The art of the interior run-blocker, starring Travis Frederick
Dallas Cowboys C Travis Frederick was recently named the winner of Pro Football Focus’ Best Run Blocker award for the 2016 NFL season. To see the winner of every PFF award, visit our NFL awards page.
Three straight seasons with 1,000-yard rushers. Two different backs leading the NFL in rushing. The only constant in Dallas has been an offensive line consisting of three all-pros. And among those three, the most consistent is one Travis Frederick. The league’s best run-blocking center is capable of executing any block the Cowboys ask of him. Capability is one thing, though — competency is another. Many offensive linemen have the physical attributes required to execute every block, but no offensive lineman in the NFL successfully completed them like Frederick in 2016.
To understand Frederick’s greatness, one first has to understand the importance of the center position to most NFL run concepts. If the run doesn’t involve an offensive lineman pulling to the edge of the formation, then usually the center’s block is the most important. That’s because the center’s block is traditionally the aiming point for most of those runs or it falls between the running back and their aiming point.
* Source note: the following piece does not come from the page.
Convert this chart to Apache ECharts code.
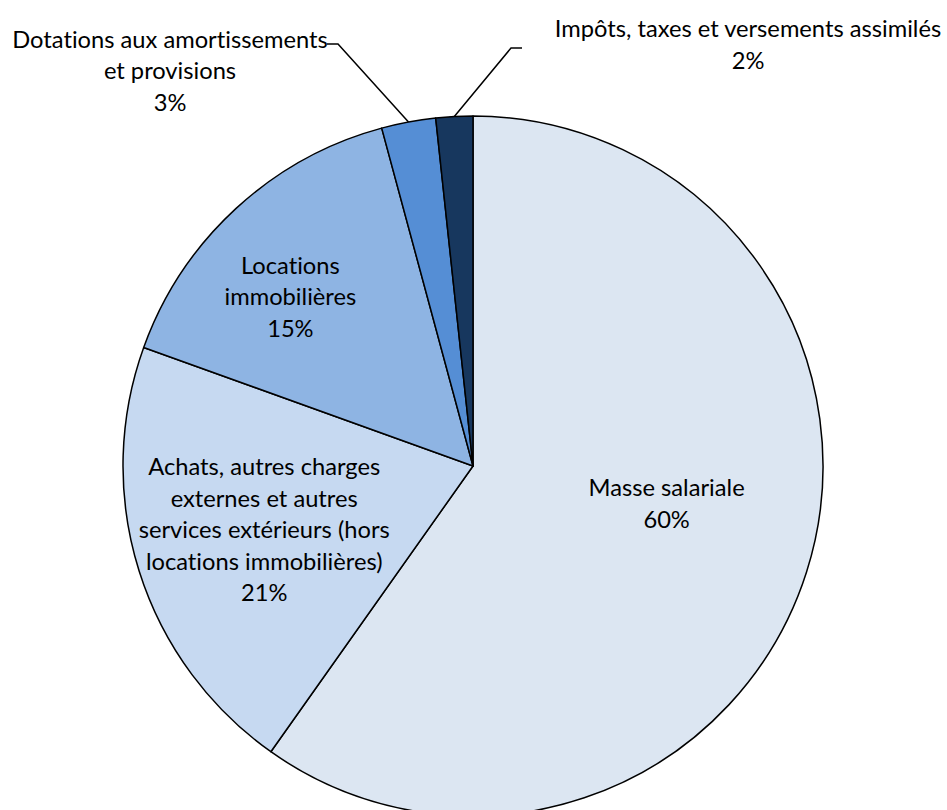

And when that’s the case, no block can blow up a play faster than the center whiffing or getting his backside driven into the running back’s lap. When it comes to playing on the defense’s side of the line of scrimmage, few do it better than Frederick.
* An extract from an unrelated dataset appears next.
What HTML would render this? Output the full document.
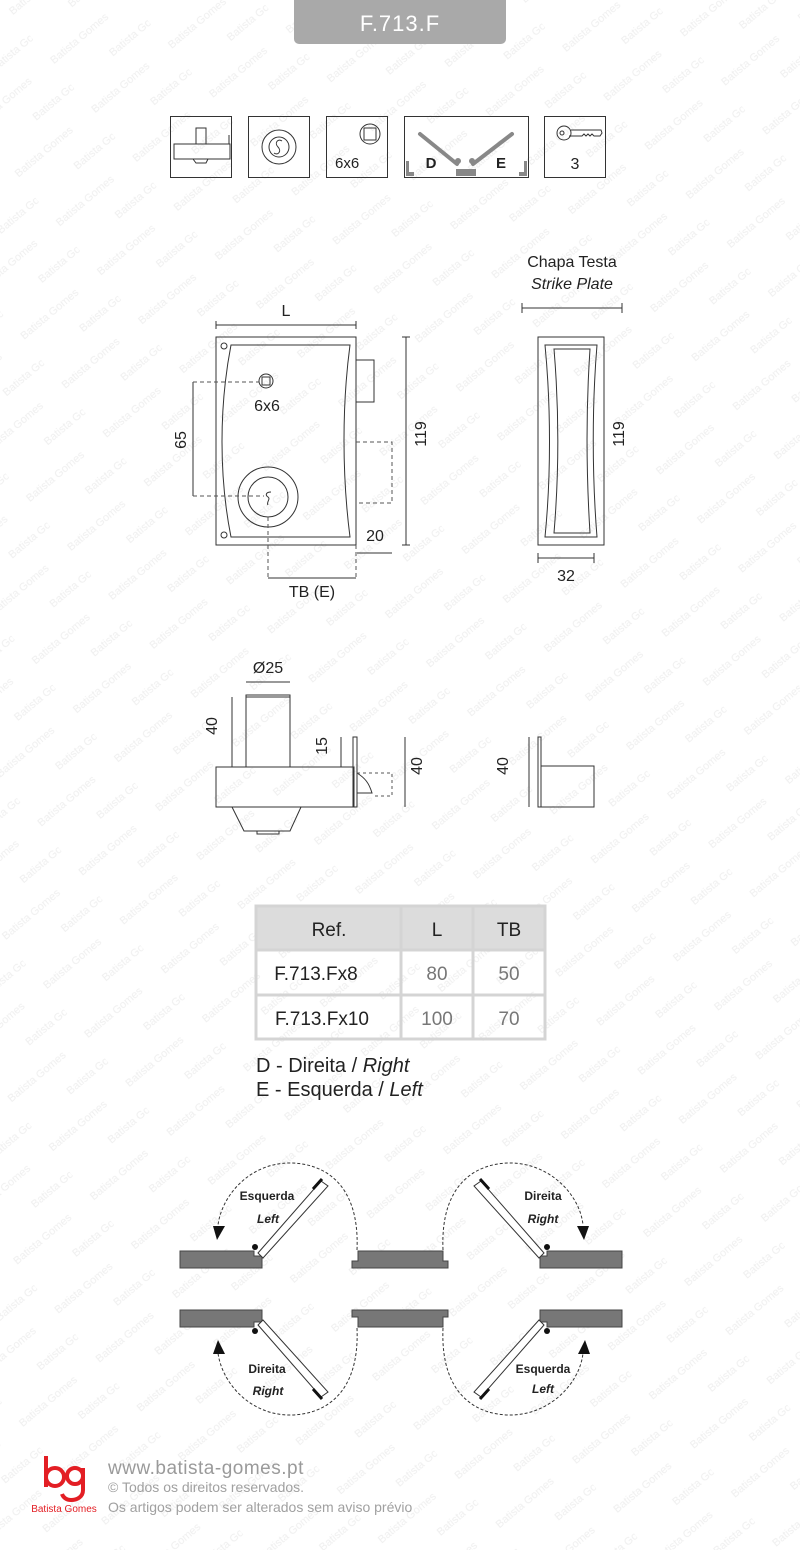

No team in the NFL combined wide stretch runs with straightforward gap runs quite like the Cowboys in 2016. They had the fifth-most yards of any team on outside zone (787) and the second-most yards of any team running dive plays (596). Those two blocks couldn’t be more different from a technical standpoint at the center position. Outside zone requires the center to run laterally and control a nose tackle or linebacker to overtake his gap. The dive asks the center to fire straight forward off the ball, usually as part of a double team, and take the nose tackle off the line of scrimmage into the linebackers. They are two diametrically opposed skills — agility and power — yet Frederick sits among the league’s highest-graded at both. That sort of versatility is what allows Dallas to pick and choose run concepts to matchup with what a defense struggles with instead of being put into a box as a certain type of running team.
To really appreciate Frederick’s greatness though, you have to watch him against the best of the best. In the four games he played against arguably the top three nose tackles in the NFL — Damon Harrison (twice), Danny Shelton and Linval Joseph — Frederick came away with an above-average game every time. In fact, if you extrapolate out his grades from those games into a full 16-game season, he still would have finished as one of the five-highest-graded centers in the league. That sort of consistency and prowess is unrivaled at the position today.
In a year where Alex Mack, Matt Paradis and Donald Penn put together superb run-blocking seasons, Travis Frederick’s versatility and consistency is what earned him the top spot. On the league’s top rushing offense, Frederick stood out above the rest.